Osborne was an Academy Awards historian, too. He wrote his first history of the Oscars in 1965 (“Academy Awards Illustrated”) and later became its official red-carpet greeter. He wrote several official histories of the Academy Awards, including 2008’s “80 Years of the Oscar.”

He was unabashed about his proclivity for ’30s-’50s-era Hollywood. Turner Classic has somewhat expanded beyond that heyday, and in 2003 brought in Ben Mankiewicz as a second host. Mankiewicz on Monday praised Osborne for forging “a profound link to movie lovers, a visceral sense of connection to our history, to our parents and grandparents.”

For Osborne, that connection was forged early on, and his affection for Golden Age Hollywood remained forever undimmed.

“We don’t seem to want people bigger than life.
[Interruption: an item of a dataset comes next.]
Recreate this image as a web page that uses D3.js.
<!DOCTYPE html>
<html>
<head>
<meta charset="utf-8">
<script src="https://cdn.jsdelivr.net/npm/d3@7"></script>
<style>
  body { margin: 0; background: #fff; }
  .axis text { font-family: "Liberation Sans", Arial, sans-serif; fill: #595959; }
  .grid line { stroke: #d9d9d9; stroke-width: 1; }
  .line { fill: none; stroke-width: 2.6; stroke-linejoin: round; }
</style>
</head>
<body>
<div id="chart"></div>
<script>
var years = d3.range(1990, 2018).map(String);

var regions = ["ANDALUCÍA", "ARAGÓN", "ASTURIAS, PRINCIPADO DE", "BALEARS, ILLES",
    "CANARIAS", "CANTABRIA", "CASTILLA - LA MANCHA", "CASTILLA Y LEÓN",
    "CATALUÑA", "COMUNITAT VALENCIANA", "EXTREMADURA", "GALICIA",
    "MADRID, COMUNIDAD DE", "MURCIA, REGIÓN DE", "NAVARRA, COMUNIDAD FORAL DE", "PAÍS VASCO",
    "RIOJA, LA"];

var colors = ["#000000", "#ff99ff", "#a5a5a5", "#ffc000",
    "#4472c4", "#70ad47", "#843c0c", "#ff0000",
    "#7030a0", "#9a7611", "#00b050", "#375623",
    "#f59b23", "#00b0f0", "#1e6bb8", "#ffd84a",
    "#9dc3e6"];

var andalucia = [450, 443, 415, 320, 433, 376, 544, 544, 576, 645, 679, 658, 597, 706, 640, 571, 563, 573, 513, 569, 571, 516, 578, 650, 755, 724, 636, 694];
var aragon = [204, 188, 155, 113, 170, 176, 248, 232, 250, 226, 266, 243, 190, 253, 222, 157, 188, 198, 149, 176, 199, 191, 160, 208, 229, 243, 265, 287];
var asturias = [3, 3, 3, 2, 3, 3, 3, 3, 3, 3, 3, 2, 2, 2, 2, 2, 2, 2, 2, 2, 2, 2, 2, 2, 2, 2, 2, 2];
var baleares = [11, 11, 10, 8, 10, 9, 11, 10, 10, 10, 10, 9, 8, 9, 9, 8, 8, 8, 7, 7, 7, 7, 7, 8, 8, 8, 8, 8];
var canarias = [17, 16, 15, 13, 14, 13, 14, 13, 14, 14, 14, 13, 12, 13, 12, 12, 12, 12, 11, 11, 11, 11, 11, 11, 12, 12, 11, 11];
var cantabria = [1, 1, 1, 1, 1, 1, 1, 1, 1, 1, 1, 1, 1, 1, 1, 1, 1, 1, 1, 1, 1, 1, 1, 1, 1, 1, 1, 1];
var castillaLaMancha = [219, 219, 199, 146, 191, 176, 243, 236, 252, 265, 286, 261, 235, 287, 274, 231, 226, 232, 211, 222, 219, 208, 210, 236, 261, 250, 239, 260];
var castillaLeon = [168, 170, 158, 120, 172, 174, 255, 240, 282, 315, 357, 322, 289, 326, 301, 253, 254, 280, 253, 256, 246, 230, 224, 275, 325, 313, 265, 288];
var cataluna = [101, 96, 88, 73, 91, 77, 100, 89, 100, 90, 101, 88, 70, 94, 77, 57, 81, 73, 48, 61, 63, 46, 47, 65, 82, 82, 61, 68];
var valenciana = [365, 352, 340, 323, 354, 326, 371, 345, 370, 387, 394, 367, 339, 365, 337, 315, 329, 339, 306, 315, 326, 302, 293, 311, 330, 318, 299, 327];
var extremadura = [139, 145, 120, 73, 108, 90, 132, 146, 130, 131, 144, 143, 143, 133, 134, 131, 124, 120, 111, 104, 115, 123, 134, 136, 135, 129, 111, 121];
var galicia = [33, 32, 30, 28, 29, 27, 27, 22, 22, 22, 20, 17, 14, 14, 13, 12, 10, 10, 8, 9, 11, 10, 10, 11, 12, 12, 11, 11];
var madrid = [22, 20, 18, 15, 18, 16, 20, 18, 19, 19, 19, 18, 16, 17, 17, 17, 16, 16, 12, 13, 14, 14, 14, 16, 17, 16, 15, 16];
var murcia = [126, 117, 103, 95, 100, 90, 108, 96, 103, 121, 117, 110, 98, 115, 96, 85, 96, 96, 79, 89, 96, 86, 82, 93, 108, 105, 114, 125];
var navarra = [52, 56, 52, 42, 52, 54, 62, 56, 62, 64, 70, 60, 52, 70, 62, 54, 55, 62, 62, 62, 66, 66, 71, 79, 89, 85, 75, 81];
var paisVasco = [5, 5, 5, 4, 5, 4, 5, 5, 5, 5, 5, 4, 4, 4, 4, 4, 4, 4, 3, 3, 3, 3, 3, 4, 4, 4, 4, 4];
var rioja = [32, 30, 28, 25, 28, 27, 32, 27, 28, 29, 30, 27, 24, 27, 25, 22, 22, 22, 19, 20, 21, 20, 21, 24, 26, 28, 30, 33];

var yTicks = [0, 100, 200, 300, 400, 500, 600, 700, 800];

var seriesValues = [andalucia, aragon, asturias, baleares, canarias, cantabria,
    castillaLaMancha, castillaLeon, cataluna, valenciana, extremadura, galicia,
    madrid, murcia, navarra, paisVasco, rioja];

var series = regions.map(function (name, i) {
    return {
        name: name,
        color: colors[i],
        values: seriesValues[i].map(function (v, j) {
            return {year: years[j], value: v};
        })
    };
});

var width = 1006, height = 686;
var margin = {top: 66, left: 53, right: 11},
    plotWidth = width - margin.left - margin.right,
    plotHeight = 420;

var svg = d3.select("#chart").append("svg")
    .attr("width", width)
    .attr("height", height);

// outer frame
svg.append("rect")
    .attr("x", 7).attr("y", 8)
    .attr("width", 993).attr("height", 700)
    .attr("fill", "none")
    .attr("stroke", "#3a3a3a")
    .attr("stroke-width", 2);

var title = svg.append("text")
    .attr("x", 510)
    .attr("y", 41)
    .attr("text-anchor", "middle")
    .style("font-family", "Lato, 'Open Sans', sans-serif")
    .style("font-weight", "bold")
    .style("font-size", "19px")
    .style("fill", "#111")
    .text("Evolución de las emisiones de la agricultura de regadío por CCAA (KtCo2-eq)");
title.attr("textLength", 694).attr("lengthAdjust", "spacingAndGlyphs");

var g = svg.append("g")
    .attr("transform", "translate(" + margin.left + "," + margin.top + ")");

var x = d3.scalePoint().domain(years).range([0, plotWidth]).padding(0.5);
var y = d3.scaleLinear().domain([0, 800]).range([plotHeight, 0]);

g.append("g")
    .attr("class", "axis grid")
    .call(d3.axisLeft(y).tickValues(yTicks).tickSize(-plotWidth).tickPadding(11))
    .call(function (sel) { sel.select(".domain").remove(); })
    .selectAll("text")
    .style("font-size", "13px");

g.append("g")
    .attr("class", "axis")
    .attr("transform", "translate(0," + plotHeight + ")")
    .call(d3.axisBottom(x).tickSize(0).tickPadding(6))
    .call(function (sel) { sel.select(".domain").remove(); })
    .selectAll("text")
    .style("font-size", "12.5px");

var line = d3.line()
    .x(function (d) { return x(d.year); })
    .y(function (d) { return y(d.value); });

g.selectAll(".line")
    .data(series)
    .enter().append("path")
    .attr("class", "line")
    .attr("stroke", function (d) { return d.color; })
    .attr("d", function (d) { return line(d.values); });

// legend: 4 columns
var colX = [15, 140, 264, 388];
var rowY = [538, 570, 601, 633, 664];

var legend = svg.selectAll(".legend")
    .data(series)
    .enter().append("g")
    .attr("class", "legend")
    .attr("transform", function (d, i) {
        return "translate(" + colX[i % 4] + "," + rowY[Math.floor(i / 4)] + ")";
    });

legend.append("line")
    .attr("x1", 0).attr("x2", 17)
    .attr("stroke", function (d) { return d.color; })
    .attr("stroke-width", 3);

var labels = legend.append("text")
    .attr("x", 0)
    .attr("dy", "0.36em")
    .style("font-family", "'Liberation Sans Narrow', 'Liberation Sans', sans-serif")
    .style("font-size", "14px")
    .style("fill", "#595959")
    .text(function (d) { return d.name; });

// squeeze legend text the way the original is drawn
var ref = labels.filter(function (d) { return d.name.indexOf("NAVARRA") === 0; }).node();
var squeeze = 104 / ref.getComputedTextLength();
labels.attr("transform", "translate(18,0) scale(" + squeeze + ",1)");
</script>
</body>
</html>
We want people who look ordinary,” Osborne lamented in 2014. Growing up in a small Washington state town, he said, “there was never anybody who looked like Audrey Hepburn or Lana Turner or Hedy Lamarr …. actresses who were bigger than life.”

But Osborne’s genuine passion for a dapper kind of film connoisseurship was unquestioned by the TCM viewers who happily watched him stride into their living room, again and again.

“If I wasn’t doing it (on TV) I’d be doing it as a hobby,” Osborne said, “so I might as well get paid for it.”